╭─ INFORMATION PROVIDED

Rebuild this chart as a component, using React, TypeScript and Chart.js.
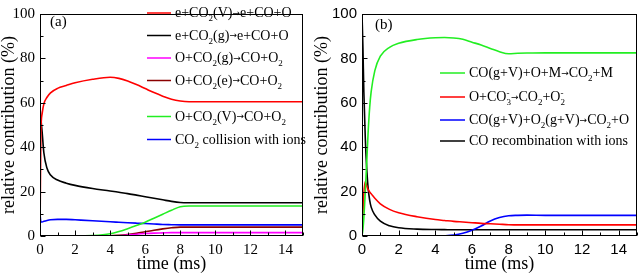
import React, { useEffect, useRef } from "react";
import { Chart, registerables } from "chart.js";
Chart.register(...registerables);

// ---------- DATA ----------
const timeA = [0, 0.05, 0.12, 0.22, 0.4, 0.6, 1, 1.5, 2, 3, 4, 4.5, 5, 5.5, 6, 6.5, 7, 7.5, 8, 8.5, 9, 10, 12, 15];
const eCO2V = [0, 46, 55, 59.5, 62.5, 64.5, 66.5, 67.8, 69, 70.6, 71.5, 71, 69.8, 68.2, 66.4, 64.6, 63, 61.6, 60.8, 60.5, 60.5, 60.5, 60.5, 60.5];
const eCO2g = [58, 53, 47, 37.5, 30.5, 27.5, 25.2, 23.8, 22.8, 21.4, 20.3, 19.7, 19.1, 18.4, 17.7, 17, 16.3, 15.6, 15.1, 15, 15, 15, 15, 15];
const OCO2g = [0, 0, 0, 0, 0, 0, 0, 0, 0, 0, 0, 0.1, 0.4, 0.8, 1.1, 1.3, 1.4, 1.5, 1.5, 1.5, 1.5, 1.5, 1.5, 1.5];
const OCO2e = [0, 0, 0, 0, 0, 0, 0, 0, 0, 0, 0.05, 0.3, 0.7, 1.2, 1.9, 2.6, 3.2, 3.7, 4.0, 4.0, 4.0, 4.0, 4.0, 4.0];
const OCO2V = [0, 0, 0, 0, 0, 0, 0, 0, 0, 0.2, 1.0, 2.0, 3.3, 4.7, 6.2, 8.0, 9.8, 11.6, 13.2, 13.5, 13.5, 13.5, 13.5, 13.5];
const CO2ions = [10, 6.4, 6.3, 6.6, 7.0, 7.3, 7.5, 7.5, 7.3, 6.9, 6.4, 6.2, 6.0, 5.8, 5.6, 5.4, 5.2, 5.1, 5.0, 5.0, 5.0, 5.0, 5.0, 5.0];
const namesA = [
  "e+CO_{2}(V)→e+CO+O",
  "e+CO_{2}(g)→e+CO+O",
  "O+CO_{2}(g)→CO+O_{2}",
  "O+CO_{2}(e)→CO+O_{2}",
  "O+CO_{2}(V)→CO+O_{2}",
  "CO_{2} collision with ions",
];

const timeB = [0, 0.05, 0.1, 0.18, 0.24, 0.33, 0.42, 0.5, 0.7, 1, 1.5, 2, 3, 4, 4.5, 5, 5.5, 6, 6.5, 7, 7.5, 8, 8.5, 9, 10, 12, 15];
const COOM = [0, 3, 8, 20, 30, 46, 58, 65, 74.5, 81, 85, 86.8, 88.5, 89.3, 89.4, 89.2, 88.6, 87.3, 86, 84.5, 83, 82.1, 82.3, 82.4, 82.5, 82.5, 82.5];
const OCO3 = [0, 10, 19, 24.5, 23, 21, 19.8, 19, 17, 14.5, 12, 10.5, 8.7, 7.4, 7.0, 6.6, 6.3, 6.0, 5.7, 5.5, 5.3, 5.1, 5.0, 5.0, 5.0, 5.0, 5.0];
const COO2 = [0, 0, 0, 0, 0, 0, 0, 0, 0, 0, 0, 0, 0, 0, 0.1, 0.4, 1.2, 2.6, 4.5, 6.8, 8.3, 9.1, 9.3, 9.4, 9.3, 9.3, 9.3];
const COrecomb = [100, 85, 65, 44, 33, 22, 16, 13, 9.5, 6.7, 4.6, 3.7, 3.1, 2.9, 2.85, 2.8, 2.8, 2.8, 2.8, 2.8, 2.8, 2.8, 2.8, 2.8, 2.8, 2.8, 2.8];
const namesB = [
  "CO(g+V)+O+M→CO_{2}+M",
  "O+CO_{3}^{-}→CO_{2}+O_{2}^{-}",
  "CO(g+V)+O_{2}(g+V)→CO_{2}+O",
  "CO recombination with ions",
];

const xTickValues = [0, 2, 4, 6, 8, 10, 12, 14];
const yTickValues = [0, 20, 40, 60, 80, 100];
const xTitle = "time (ms)";
const yTitle = "relative contribution (%)";

// ---------- STYLES ----------
const SERIF = "'Liberation Serif', 'Times New Roman', serif";
const SANS = "'Liberation Sans', Arial, sans-serif";
const colorsA = ["#ff0000", "#000000", "#ff00ff", "#8b0000", "#22ee22", "#0000ff"];
const colorsB = ["#22ee22", "#ff0000", "#0000ff", "#000000"];

function drawRich(ctx: CanvasRenderingContext2D, x: number, y: number, text: string, size: number, family: string) {
  const parts = text.split(/(_\{[^}]*\}\^\{[^}]*\}|_\{[^}]*\}|\^\{[^}]*\}|→)/g).filter((p) => p.length > 0);
  const small = Math.round(size * 0.62);
  let cx = x;
  ctx.textBaseline = "alphabetic";
  ctx.textAlign = "left";
  for (const p of parts) {
    let m;
    if (p === "→") {
      const as = Math.round(size * 0.62);
      ctx.font = `${as}px 'DejaVu Sans', sans-serif`;
      ctx.fillText(p, cx, y - size * 0.08);
      cx += ctx.measureText(p).width;
    } else if ((m = p.match(/^_\{([^}]*)\}\^\{([^}]*)\}$/))) {
      ctx.font = `${small}px ${family}`;
      const w1 = ctx.measureText(m[1]).width;
      const w2 = ctx.measureText(m[2]).width;
      ctx.fillText(m[1], cx, y + size * 0.32);
      ctx.fillText(m[2], cx, y - size * 0.38);
      cx += Math.max(w1, w2);
    } else if ((m = p.match(/^_\{([^}]*)\}$/))) {
      ctx.font = `${small}px ${family}`;
      ctx.fillText(m[1], cx, y + size * 0.32);
      cx += ctx.measureText(m[1]).width;
    } else if ((m = p.match(/^\^\{([^}]*)\}$/))) {
      ctx.font = `${small}px ${family}`;
      ctx.fillText(m[1], cx, y - size * 0.38);
      cx += ctx.measureText(m[1]).width;
    } else {
      ctx.font = `${size}px ${family}`;
      ctx.fillText(p, cx, y);
      cx += ctx.measureText(p).width;
    }
  }
}

type PanelCfg = {
  times: number[];
  series: number[][];
  names: string[];
  colors: string[];
  tickFont: string;
  yWidth: number;
  padding: { top: number; right: number; left: number; bottom: number };
  legend: { x0: number; x1: number; tx: number; ys: number[] };
  tag: string;
  tagPos: [number, number];
  yTitleX: number;
  xTitleY: number;
};

function makePlugin(cfg: PanelCfg) {
  return {
    id: "panelDecor",
    afterDraw(chart: any) {
      const ctx: CanvasRenderingContext2D = chart.ctx;
      const { left, right, top, bottom } = chart.chartArea;
      const xs = chart.scales.x;
      const ys = chart.scales.y;
      ctx.save();
      ctx.strokeStyle = "#000";
      ctx.lineWidth = 1;
      const L = Math.round(left) + 0.5, R = Math.round(right) - 0.5, T = Math.round(top) + 0.5, B = Math.round(bottom) - 0.5;
      ctx.strokeRect(L, T, R - L, B - T);
      ctx.beginPath();
      for (let v = 0; v <= 15; v += 1) {
        const px = Math.round(xs.getPixelForValue(v)) + 0.5;
        const len = v % 2 === 0 ? 5 : 3;
        ctx.moveTo(px, B);
        ctx.lineTo(px, B - len);
      }
      for (let v = 0; v <= 100; v += 10) {
        const py = Math.round(ys.getPixelForValue(v)) + 0.5;
        const len = v % 20 === 0 ? 5 : 3;
        ctx.moveTo(L, py);
        ctx.lineTo(L + len, py);
      }
      ctx.stroke();
      // axis titles
      ctx.fillStyle = "#000";
      ctx.font = `18px ${SERIF}`;
      ctx.textAlign = "center";
      ctx.textBaseline = "middle";
      ctx.fillText(xTitle, (left + right) / 2, cfg.xTitleY);
      ctx.save();
      ctx.translate(cfg.yTitleX, (top + bottom) / 2);
      ctx.rotate(-Math.PI / 2);
      ctx.fillText(yTitle, 0, 0);
      ctx.restore();
      // legend
      cfg.names.forEach((name, i) => {
        const y = cfg.legend.ys[i];
        ctx.strokeStyle = cfg.colors[i];
        ctx.lineWidth = 1.5;
        ctx.beginPath();
        ctx.moveTo(cfg.legend.x0, y);
        ctx.lineTo(cfg.legend.x1, y);
        ctx.stroke();
        ctx.fillStyle = "#000";
        drawRich(ctx, cfg.legend.tx, y + 4, name, 14, SERIF);
      });
      ctx.fillStyle = "#000";
      ctx.font = `15px ${SERIF}`;
      ctx.textBaseline = "middle";
      ctx.textAlign = "left";
      ctx.fillText(cfg.tag, cfg.tagPos[0], cfg.tagPos[1]);
      ctx.restore();
    },
  };
}

function Panel({ cfg, left, width }: { cfg: PanelCfg; left: number; width: number }) {
  const ref = useRef<HTMLCanvasElement>(null);
  useEffect(() => {
    const canvas = ref.current!;
    const chart = new Chart(canvas, {
      type: "line",
      data: {
        datasets: cfg.series.map((vals, i) => ({
          label: cfg.names[i],
          data: cfg.times.map((t, j) => ({ x: t, y: vals[j] })),
          borderColor: cfg.colors[i],
          backgroundColor: cfg.colors[i],
          borderWidth: 1.6,
          pointRadius: 0,
          cubicInterpolationMode: "monotone" as const,
          fill: false,
        })),
      },
      options: {
        animation: false,
        responsive: false,
        events: [],
        layout: { padding: cfg.padding, autoPadding: false },
        plugins: { legend: { display: false }, tooltip: { enabled: false } },
        scales: {
          x: {
            type: "linear",
            min: 0,
            max: 15,
            grid: { display: false, drawTicks: false },
            border: { display: false },
            afterBuildTicks: (s: any) => {
              s.ticks = xTickValues.map((v) => ({ value: v }));
            },
            afterFit: (s: any) => {
              s.height = 43;
            },
            ticks: {
              padding: 5,
              color: "#000",
              maxRotation: 0,
              autoSkip: false,
              font: { family: cfg.tickFont, size: 15, weight: 400 },
            },
            title: { display: false },
          },
          y: {
            type: "linear",
            min: 0,
            max: 100,
            grid: { display: false, drawTicks: false },
            border: { display: false },
            afterBuildTicks: (s: any) => {
              s.ticks = yTickValues.map((v) => ({ value: v }));
            },
            afterFit: (s: any) => {
              s.width = cfg.yWidth;
            },
            ticks: {
              padding: 5,
              color: "#000",
              autoSkip: false,
              font: { family: cfg.tickFont, size: 15, weight: 400 },
            },
            title: { display: false },
          },
        },
      },
      plugins: [makePlugin(cfg)],
    } as any);
    return () => chart.destroy();
  }, []);
  return (
    <canvas
      ref={ref}
      width={width}
      height={279}
      style={{ position: "absolute", left, top: 0, width, height: 279 }}
    />
  );
}

const cfgA: PanelCfg = {
  times: timeA,
  series: [eCO2V, eCO2g, OCO2g, OCO2e, OCO2V, CO2ions],
  names: namesA,
  colors: colorsA,
  tickFont: SERIF,
  yWidth: 40,
  padding: { top: 5, right: 15, left: 0, bottom: 0 },
  legend: { x0: 147, x1: 171, tx: 175, ys: [13, 35.5, 58, 80.5, 116.5, 139.5] },
  tag: "(a)",
  tagPos: [50, 22],
  yTitleX: 9,
  xTitleY: 264,
};

const cfgB: PanelCfg = {
  times: timeB,
  series: [COOM, OCO3, COO2, COrecomb],
  names: namesB,
  colors: colorsB,
  tickFont: SANS,
  yWidth: 50,
  padding: { top: 7, right: 1, left: 0, bottom: 0 },
  legend: { x0: 128, x1: 153, tx: 157, ys: [73, 97, 120, 141] },
  tag: "(b)",
  tagPos: [63, 25],
  yTitleX: 10,
  xTitleY: 264,
};

export default function App() {
  return (
    <div style={{ position: "fixed", left: 0, top: 0, width: 638, height: 279, background: "#fff" }}>
      <Panel cfg={cfgA} left={0} width={318} />
      <Panel cfg={cfgB} left={312} width={326} />
    </div>
  );
}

╰─

* [TASK DESCRIPTION] Begin at the first line of the data above and repeat each line exactly, stopping after the line containing "Chart.register(...registerables);". Omit the pictures.

* [COMPLETE OUTPUT]
Rebuild this chart as a component, using React, TypeScript and Chart.js.
import React, { useEffect, useRef } from "react";
import { Chart, registerables } from "chart.js";
Chart.register(...registerables);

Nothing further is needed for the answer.